Given data
◆ ◆ ◆ ◆ ◆

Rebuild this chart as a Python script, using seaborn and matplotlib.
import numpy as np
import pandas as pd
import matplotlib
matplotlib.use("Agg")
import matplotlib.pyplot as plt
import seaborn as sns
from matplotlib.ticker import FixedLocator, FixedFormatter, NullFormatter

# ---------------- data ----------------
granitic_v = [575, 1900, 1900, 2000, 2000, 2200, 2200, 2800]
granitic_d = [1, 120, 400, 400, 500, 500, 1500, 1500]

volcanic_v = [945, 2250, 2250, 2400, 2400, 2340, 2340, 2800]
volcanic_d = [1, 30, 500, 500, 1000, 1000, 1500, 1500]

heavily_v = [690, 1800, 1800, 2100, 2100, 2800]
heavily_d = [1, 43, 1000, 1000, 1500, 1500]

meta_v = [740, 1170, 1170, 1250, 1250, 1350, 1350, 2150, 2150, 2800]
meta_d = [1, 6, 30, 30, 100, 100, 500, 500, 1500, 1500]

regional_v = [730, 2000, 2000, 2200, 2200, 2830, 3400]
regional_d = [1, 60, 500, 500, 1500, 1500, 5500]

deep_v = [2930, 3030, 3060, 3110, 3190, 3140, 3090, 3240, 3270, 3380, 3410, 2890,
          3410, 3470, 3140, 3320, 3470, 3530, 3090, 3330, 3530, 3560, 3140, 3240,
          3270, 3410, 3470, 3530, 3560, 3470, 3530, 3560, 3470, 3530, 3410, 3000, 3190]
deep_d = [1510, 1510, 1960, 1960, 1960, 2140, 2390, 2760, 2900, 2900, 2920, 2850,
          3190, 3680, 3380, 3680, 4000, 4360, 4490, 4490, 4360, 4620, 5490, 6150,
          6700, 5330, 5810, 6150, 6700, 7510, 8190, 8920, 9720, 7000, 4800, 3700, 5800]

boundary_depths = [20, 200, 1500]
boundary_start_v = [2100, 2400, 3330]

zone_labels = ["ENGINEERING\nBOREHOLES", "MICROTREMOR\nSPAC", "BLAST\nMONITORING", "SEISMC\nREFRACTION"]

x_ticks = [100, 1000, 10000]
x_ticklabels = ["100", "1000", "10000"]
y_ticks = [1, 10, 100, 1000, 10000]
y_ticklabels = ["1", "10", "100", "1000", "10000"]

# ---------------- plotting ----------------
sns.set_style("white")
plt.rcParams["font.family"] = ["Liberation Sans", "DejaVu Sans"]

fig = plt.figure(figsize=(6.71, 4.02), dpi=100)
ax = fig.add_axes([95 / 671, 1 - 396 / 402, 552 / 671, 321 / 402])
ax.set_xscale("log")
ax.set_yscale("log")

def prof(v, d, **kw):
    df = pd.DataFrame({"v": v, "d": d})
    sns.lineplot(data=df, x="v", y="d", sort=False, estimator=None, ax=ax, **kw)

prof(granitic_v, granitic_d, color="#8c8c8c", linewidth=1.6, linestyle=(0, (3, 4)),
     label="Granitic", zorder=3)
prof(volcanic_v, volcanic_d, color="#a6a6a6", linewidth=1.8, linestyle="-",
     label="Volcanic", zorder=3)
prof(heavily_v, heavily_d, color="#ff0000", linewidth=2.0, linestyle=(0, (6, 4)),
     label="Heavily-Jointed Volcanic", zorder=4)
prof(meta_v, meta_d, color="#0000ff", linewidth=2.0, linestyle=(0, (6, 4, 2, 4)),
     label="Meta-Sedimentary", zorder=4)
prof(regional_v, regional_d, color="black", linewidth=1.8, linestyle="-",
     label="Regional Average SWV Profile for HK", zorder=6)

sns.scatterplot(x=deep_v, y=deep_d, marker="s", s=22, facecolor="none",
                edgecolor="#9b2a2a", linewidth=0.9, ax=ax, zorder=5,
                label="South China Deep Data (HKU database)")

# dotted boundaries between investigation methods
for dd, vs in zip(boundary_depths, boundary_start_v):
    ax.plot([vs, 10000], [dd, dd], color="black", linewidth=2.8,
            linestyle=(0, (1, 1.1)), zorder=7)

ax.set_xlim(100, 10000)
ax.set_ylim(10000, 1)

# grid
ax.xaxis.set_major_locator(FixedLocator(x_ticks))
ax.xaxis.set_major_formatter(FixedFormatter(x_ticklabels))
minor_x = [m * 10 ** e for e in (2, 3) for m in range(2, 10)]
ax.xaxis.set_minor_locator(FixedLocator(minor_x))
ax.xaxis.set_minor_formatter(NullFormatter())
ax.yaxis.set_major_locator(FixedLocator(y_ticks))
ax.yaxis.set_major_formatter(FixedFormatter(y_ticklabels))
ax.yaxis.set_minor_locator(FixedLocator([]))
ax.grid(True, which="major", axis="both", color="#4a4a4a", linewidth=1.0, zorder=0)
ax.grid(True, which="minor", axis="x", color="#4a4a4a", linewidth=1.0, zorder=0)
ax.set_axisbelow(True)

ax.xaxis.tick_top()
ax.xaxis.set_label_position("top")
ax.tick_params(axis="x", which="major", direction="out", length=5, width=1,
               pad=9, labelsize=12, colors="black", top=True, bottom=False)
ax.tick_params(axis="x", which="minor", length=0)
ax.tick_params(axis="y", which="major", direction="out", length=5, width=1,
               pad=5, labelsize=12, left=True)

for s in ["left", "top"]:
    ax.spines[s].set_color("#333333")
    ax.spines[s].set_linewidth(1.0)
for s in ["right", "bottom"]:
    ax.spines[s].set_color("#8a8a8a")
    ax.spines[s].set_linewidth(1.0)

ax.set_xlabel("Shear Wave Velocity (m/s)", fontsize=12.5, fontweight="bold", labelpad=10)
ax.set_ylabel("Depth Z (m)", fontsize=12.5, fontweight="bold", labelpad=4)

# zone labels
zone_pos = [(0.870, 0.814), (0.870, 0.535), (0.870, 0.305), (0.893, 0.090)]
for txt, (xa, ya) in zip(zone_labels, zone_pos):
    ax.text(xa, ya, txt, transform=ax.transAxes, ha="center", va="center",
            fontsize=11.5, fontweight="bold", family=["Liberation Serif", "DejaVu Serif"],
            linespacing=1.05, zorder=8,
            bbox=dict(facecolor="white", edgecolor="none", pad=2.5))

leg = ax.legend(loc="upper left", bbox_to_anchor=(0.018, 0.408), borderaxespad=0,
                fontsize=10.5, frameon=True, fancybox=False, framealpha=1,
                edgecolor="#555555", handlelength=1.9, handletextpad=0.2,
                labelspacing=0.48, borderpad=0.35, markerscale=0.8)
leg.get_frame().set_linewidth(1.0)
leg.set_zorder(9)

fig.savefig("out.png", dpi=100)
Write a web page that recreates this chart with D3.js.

◆ ◆ ◆ ◆ ◆

What is required
Nothing in the listing may be changed; retype it all exactly.

Finished exercise
Rebuild this chart as a Python script, using seaborn and matplotlib.
import numpy as np
import pandas as pd
import matplotlib
matplotlib.use("Agg")
import matplotlib.pyplot as plt
import seaborn as sns
from matplotlib.ticker import FixedLocator, FixedFormatter, NullFormatter

# ---------------- data ----------------
granitic_v = [575, 1900, 1900, 2000, 2000, 2200, 2200, 2800]
granitic_d = [1, 120, 400, 400, 500, 500, 1500, 1500]

volcanic_v = [945, 2250, 2250, 2400, 2400, 2340, 2340, 2800]
volcanic_d = [1, 30, 500, 500, 1000, 1000, 1500, 1500]

heavily_v = [690, 1800, 1800, 2100, 2100, 2800]
heavily_d = [1, 43, 1000, 1000, 1500, 1500]

meta_v = [740, 1170, 1170, 1250, 1250, 1350, 1350, 2150, 2150, 2800]
meta_d = [1, 6, 30, 30, 100, 100, 500, 500, 1500, 1500]

regional_v = [730, 2000, 2000, 2200, 2200, 2830, 3400]
regional_d = [1, 60, 500, 500, 1500, 1500, 5500]

deep_v = [2930, 3030, 3060, 3110, 3190, 3140, 3090, 3240, 3270, 3380, 3410, 2890,
          3410, 3470, 3140, 3320, 3470, 3530, 3090, 3330, 3530, 3560, 3140, 3240,
          3270, 3410, 3470, 3530, 3560, 3470, 3530, 3560, 3470, 3530, 3410, 3000, 3190]
deep_d = [1510, 1510, 1960, 1960, 1960, 2140, 2390, 2760, 2900, 2900, 2920, 2850,
          3190, 3680, 3380, 3680, 4000, 4360, 4490, 4490, 4360, 4620, 5490, 6150,
          6700, 5330, 5810, 6150, 6700, 7510, 8190, 8920, 9720, 7000, 4800, 3700, 5800]

boundary_depths = [20, 200, 1500]
boundary_start_v = [2100, 2400, 3330]

zone_labels = ["ENGINEERING\nBOREHOLES", "MICROTREMOR\nSPAC", "BLAST\nMONITORING", "SEISMC\nREFRACTION"]

x_ticks = [100, 1000, 10000]
x_ticklabels = ["100", "1000", "10000"]
y_ticks = [1, 10, 100, 1000, 10000]
y_ticklabels = ["1", "10", "100", "1000", "10000"]

# ---------------- plotting ----------------
sns.set_style("white")
plt.rcParams["font.family"] = ["Liberation Sans", "DejaVu Sans"]

fig = plt.figure(figsize=(6.71, 4.02), dpi=100)
ax = fig.add_axes([95 / 671, 1 - 396 / 402, 552 / 671, 321 / 402])
ax.set_xscale("log")
ax.set_yscale("log")

def prof(v, d, **kw):
    df = pd.DataFrame({"v": v, "d": d})
    sns.lineplot(data=df, x="v", y="d", sort=False, estimator=None, ax=ax, **kw)

prof(granitic_v, granitic_d, color="#8c8c8c", linewidth=1.6, linestyle=(0, (3, 4)),
     label="Granitic", zorder=3)
prof(volcanic_v, volcanic_d, color="#a6a6a6", linewidth=1.8, linestyle="-",
     label="Volcanic", zorder=3)
prof(heavily_v, heavily_d, color="#ff0000", linewidth=2.0, linestyle=(0, (6, 4)),
     label="Heavily-Jointed Volcanic", zorder=4)
prof(meta_v, meta_d, color="#0000ff", linewidth=2.0, linestyle=(0, (6, 4, 2, 4)),
     label="Meta-Sedimentary", zorder=4)
prof(regional_v, regional_d, color="black", linewidth=1.8, linestyle="-",
     label="Regional Average SWV Profile for HK", zorder=6)

sns.scatterplot(x=deep_v, y=deep_d, marker="s", s=22, facecolor="none",
                edgecolor="#9b2a2a", linewidth=0.9, ax=ax, zorder=5,
                label="South China Deep Data (HKU database)")

# dotted boundaries between investigation methods
for dd, vs in zip(boundary_depths, boundary_start_v):
    ax.plot([vs, 10000], [dd, dd], color="black", linewidth=2.8,
            linestyle=(0, (1, 1.1)), zorder=7)

ax.set_xlim(100, 10000)
ax.set_ylim(10000, 1)

# grid
ax.xaxis.set_major_locator(FixedLocator(x_ticks))
ax.xaxis.set_major_formatter(FixedFormatter(x_ticklabels))
minor_x = [m * 10 ** e for e in (2, 3) for m in range(2, 10)]
ax.xaxis.set_minor_locator(FixedLocator(minor_x))
ax.xaxis.set_minor_formatter(NullFormatter())
ax.yaxis.set_major_locator(FixedLocator(y_ticks))
ax.yaxis.set_major_formatter(FixedFormatter(y_ticklabels))
ax.yaxis.set_minor_locator(FixedLocator([]))
ax.grid(True, which="major", axis="both", color="#4a4a4a", linewidth=1.0, zorder=0)
ax.grid(True, which="minor", axis="x", color="#4a4a4a", linewidth=1.0, zorder=0)
ax.set_axisbelow(True)

ax.xaxis.tick_top()
ax.xaxis.set_label_position("top")
ax.tick_params(axis="x", which="major", direction="out", length=5, width=1,
               pad=9, labelsize=12, colors="black", top=True, bottom=False)
ax.tick_params(axis="x", which="minor", length=0)
ax.tick_params(axis="y", which="major", direction="out", length=5, width=1,
               pad=5, labelsize=12, left=True)

for s in ["left", "top"]:
    ax.spines[s].set_color("#333333")
    ax.spines[s].set_linewidth(1.0)
for s in ["right", "bottom"]:
    ax.spines[s].set_color("#8a8a8a")
    ax.spines[s].set_linewidth(1.0)

ax.set_xlabel("Shear Wave Velocity (m/s)", fontsize=12.5, fontweight="bold", labelpad=10)
ax.set_ylabel("Depth Z (m)", fontsize=12.5, fontweight="bold", labelpad=4)

# zone labels
zone_pos = [(0.870, 0.814), (0.870, 0.535), (0.870, 0.305), (0.893, 0.090)]
for txt, (xa, ya) in zip(zone_labels, zone_pos):
    ax.text(xa, ya, txt, transform=ax.transAxes, ha="center", va="center",
            fontsize=11.5, fontweight="bold", family=["Liberation Serif", "DejaVu Serif"],
            linespacing=1.05, zorder=8,
            bbox=dict(facecolor="white", edgecolor="none", pad=2.5))

leg = ax.legend(loc="upper left", bbox_to_anchor=(0.018, 0.408), borderaxespad=0,
                fontsize=10.5, frameon=True, fancybox=False, framealpha=1,
                edgecolor="#555555", handlelength=1.9, handletextpad=0.2,
                labelspacing=0.48, borderpad=0.35, markerscale=0.8)
leg.get_frame().set_linewidth(1.0)
leg.set_zorder(9)

fig.savefig("out.png", dpi=100)
Write a web page that recreates this chart with D3.js.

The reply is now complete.